Begin

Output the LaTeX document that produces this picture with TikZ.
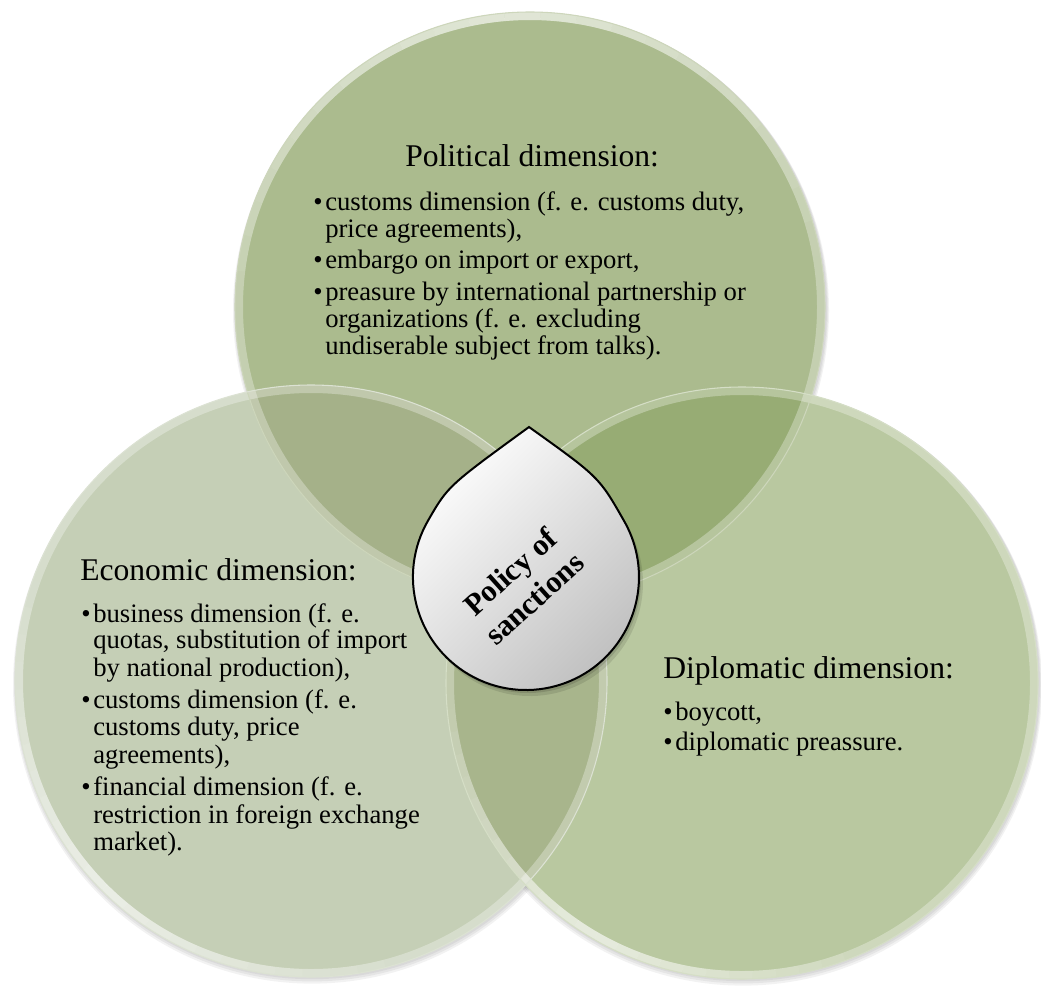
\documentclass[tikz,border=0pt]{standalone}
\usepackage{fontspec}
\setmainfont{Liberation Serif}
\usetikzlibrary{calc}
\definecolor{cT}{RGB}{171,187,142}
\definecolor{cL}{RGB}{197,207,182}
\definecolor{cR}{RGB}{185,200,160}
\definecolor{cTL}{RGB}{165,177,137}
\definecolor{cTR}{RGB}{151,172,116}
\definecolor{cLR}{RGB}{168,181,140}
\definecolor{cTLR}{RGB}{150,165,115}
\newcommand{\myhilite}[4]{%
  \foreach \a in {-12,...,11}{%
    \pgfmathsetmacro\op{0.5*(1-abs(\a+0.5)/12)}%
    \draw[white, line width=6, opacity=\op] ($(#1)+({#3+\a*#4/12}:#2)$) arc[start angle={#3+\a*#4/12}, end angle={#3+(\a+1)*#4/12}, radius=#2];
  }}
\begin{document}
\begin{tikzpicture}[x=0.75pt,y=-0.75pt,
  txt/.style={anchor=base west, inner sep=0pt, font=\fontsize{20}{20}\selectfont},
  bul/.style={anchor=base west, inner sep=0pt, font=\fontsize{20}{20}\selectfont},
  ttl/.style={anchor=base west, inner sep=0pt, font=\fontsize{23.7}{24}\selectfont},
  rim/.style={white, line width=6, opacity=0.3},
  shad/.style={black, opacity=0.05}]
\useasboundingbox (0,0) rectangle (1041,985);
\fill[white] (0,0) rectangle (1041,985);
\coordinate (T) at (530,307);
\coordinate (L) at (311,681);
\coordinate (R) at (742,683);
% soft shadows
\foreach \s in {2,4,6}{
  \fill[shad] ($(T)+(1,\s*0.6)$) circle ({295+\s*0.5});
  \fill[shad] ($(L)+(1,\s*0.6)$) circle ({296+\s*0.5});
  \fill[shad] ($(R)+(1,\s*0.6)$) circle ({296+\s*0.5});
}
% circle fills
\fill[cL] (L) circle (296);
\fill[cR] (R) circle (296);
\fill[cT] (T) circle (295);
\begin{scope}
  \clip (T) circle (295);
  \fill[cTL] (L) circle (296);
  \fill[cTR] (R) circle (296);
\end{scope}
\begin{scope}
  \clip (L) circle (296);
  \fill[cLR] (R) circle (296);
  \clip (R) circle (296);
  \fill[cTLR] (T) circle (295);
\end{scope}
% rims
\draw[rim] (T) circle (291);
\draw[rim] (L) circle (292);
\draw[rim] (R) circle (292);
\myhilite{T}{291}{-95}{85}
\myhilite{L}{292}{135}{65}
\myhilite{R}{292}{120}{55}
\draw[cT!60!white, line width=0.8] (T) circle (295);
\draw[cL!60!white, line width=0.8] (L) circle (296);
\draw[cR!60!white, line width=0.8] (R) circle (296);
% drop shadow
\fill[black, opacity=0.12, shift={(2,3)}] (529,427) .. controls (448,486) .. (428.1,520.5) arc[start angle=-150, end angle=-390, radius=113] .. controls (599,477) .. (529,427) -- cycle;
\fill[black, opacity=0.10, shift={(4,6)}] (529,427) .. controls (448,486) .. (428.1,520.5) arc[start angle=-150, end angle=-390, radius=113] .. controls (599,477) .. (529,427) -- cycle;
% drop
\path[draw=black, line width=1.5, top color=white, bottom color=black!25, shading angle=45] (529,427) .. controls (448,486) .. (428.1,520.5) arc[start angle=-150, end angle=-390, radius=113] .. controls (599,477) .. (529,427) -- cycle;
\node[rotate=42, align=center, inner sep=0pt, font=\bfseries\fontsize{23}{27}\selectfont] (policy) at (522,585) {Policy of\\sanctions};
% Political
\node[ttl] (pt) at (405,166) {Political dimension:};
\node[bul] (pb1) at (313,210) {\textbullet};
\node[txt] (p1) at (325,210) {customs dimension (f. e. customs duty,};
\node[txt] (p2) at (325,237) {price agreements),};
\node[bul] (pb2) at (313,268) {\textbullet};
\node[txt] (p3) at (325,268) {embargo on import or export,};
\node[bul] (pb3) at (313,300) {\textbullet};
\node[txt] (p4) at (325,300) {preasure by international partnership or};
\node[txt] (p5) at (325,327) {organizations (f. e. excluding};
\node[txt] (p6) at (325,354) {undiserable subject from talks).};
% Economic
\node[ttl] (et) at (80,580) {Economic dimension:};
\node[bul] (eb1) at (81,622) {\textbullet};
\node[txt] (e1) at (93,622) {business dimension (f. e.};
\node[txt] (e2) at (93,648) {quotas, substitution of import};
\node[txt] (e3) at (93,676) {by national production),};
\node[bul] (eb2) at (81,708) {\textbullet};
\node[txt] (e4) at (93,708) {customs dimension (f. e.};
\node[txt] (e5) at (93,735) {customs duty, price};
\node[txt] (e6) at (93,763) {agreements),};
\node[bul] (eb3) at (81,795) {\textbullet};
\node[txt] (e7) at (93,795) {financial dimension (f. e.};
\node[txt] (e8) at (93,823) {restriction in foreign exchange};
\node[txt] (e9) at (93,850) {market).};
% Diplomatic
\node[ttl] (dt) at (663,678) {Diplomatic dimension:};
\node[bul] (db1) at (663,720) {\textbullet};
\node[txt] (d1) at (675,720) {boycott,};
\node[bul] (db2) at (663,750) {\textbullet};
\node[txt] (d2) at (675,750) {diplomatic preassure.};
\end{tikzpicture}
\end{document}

End

Required work: From start to finish, output the listing exactly, but omit its pictures.

Answer to this task:
Output the LaTeX document that produces this picture with TikZ.
\documentclass[tikz,border=0pt]{standalone}
\usepackage{fontspec}
\setmainfont{Liberation Serif}
\usetikzlibrary{calc}
\definecolor{cT}{RGB}{171,187,142}
\definecolor{cL}{RGB}{197,207,182}
\definecolor{cR}{RGB}{185,200,160}
\definecolor{cTL}{RGB}{165,177,137}
\definecolor{cTR}{RGB}{151,172,116}
\definecolor{cLR}{RGB}{168,181,140}
\definecolor{cTLR}{RGB}{150,165,115}
\newcommand{\myhilite}[4]{%
  \foreach \a in {-12,...,11}{%
    \pgfmathsetmacro\op{0.5*(1-abs(\a+0.5)/12)}%
    \draw[white, line width=6, opacity=\op] ($(#1)+({#3+\a*#4/12}:#2)$) arc[start angle={#3+\a*#4/12}, end angle={#3+(\a+1)*#4/12}, radius=#2];
  }}
\begin{document}
\begin{tikzpicture}[x=0.75pt,y=-0.75pt,
  txt/.style={anchor=base west, inner sep=0pt, font=\fontsize{20}{20}\selectfont},
  bul/.style={anchor=base west, inner sep=0pt, font=\fontsize{20}{20}\selectfont},
  ttl/.style={anchor=base west, inner sep=0pt, font=\fontsize{23.7}{24}\selectfont},
  rim/.style={white, line width=6, opacity=0.3},
  shad/.style={black, opacity=0.05}]
\useasboundingbox (0,0) rectangle (1041,985);
\fill[white] (0,0) rectangle (1041,985);
\coordinate (T) at (530,307);
\coordinate (L) at (311,681);
\coordinate (R) at (742,683);
% soft shadows
\foreach \s in {2,4,6}{
  \fill[shad] ($(T)+(1,\s*0.6)$) circle ({295+\s*0.5});
  \fill[shad] ($(L)+(1,\s*0.6)$) circle ({296+\s*0.5});
  \fill[shad] ($(R)+(1,\s*0.6)$) circle ({296+\s*0.5});
}
% circle fills
\fill[cL] (L) circle (296);
\fill[cR] (R) circle (296);
\fill[cT] (T) circle (295);
\begin{scope}
  \clip (T) circle (295);
  \fill[cTL] (L) circle (296);
  \fill[cTR] (R) circle (296);
\end{scope}
\begin{scope}
  \clip (L) circle (296);
  \fill[cLR] (R) circle (296);
  \clip (R) circle (296);
  \fill[cTLR] (T) circle (295);
\end{scope}
% rims
\draw[rim] (T) circle (291);
\draw[rim] (L) circle (292);
\draw[rim] (R) circle (292);
\myhilite{T}{291}{-95}{85}
\myhilite{L}{292}{135}{65}
\myhilite{R}{292}{120}{55}
\draw[cT!60!white, line width=0.8] (T) circle (295);
\draw[cL!60!white, line width=0.8] (L) circle (296);
\draw[cR!60!white, line width=0.8] (R) circle (296);
% drop shadow
\fill[black, opacity=0.12, shift={(2,3)}] (529,427) .. controls (448,486) .. (428.1,520.5) arc[start angle=-150, end angle=-390, radius=113] .. controls (599,477) .. (529,427) -- cycle;
\fill[black, opacity=0.10, shift={(4,6)}] (529,427) .. controls (448,486) .. (428.1,520.5) arc[start angle=-150, end angle=-390, radius=113] .. controls (599,477) .. (529,427) -- cycle;
% drop
\path[draw=black, line width=1.5, top color=white, bottom color=black!25, shading angle=45] (529,427) .. controls (448,486) .. (428.1,520.5) arc[start angle=-150, end angle=-390, radius=113] .. controls (599,477) .. (529,427) -- cycle;
\node[rotate=42, align=center, inner sep=0pt, font=\bfseries\fontsize{23}{27}\selectfont] (policy) at (522,585) {Policy of\\sanctions};
% Political
\node[ttl] (pt) at (405,166) {Political dimension:};
\node[bul] (pb1) at (313,210) {\textbullet};
\node[txt] (p1) at (325,210) {customs dimension (f. e. customs duty,};
\node[txt] (p2) at (325,237) {price agreements),};
\node[bul] (pb2) at (313,268) {\textbullet};
\node[txt] (p3) at (325,268) {embargo on import or export,};
\node[bul] (pb3) at (313,300) {\textbullet};
\node[txt] (p4) at (325,300) {preasure by international partnership or};
\node[txt] (p5) at (325,327) {organizations (f. e. excluding};
\node[txt] (p6) at (325,354) {undiserable subject from talks).};
% Economic
\node[ttl] (et) at (80,580) {Economic dimension:};
\node[bul] (eb1) at (81,622) {\textbullet};
\node[txt] (e1) at (93,622) {business dimension (f. e.};
\node[txt] (e2) at (93,648) {quotas, substitution of import};
\node[txt] (e3) at (93,676) {by national production),};
\node[bul] (eb2) at (81,708) {\textbullet};
\node[txt] (e4) at (93,708) {customs dimension (f. e.};
\node[txt] (e5) at (93,735) {customs duty, price};
\node[txt] (e6) at (93,763) {agreements),};
\node[bul] (eb3) at (81,795) {\textbullet};
\node[txt] (e7) at (93,795) {financial dimension (f. e.};
\node[txt] (e8) at (93,823) {restriction in foreign exchange};
\node[txt] (e9) at (93,850) {market).};
% Diplomatic
\node[ttl] (dt) at (663,678) {Diplomatic dimension:};
\node[bul] (db1) at (663,720) {\textbullet};
\node[txt] (d1) at (675,720) {boycott,};
\node[bul] (db2) at (663,750) {\textbullet};
\node[txt] (d2) at (675,750) {diplomatic preassure.};
\end{tikzpicture}
\end{document}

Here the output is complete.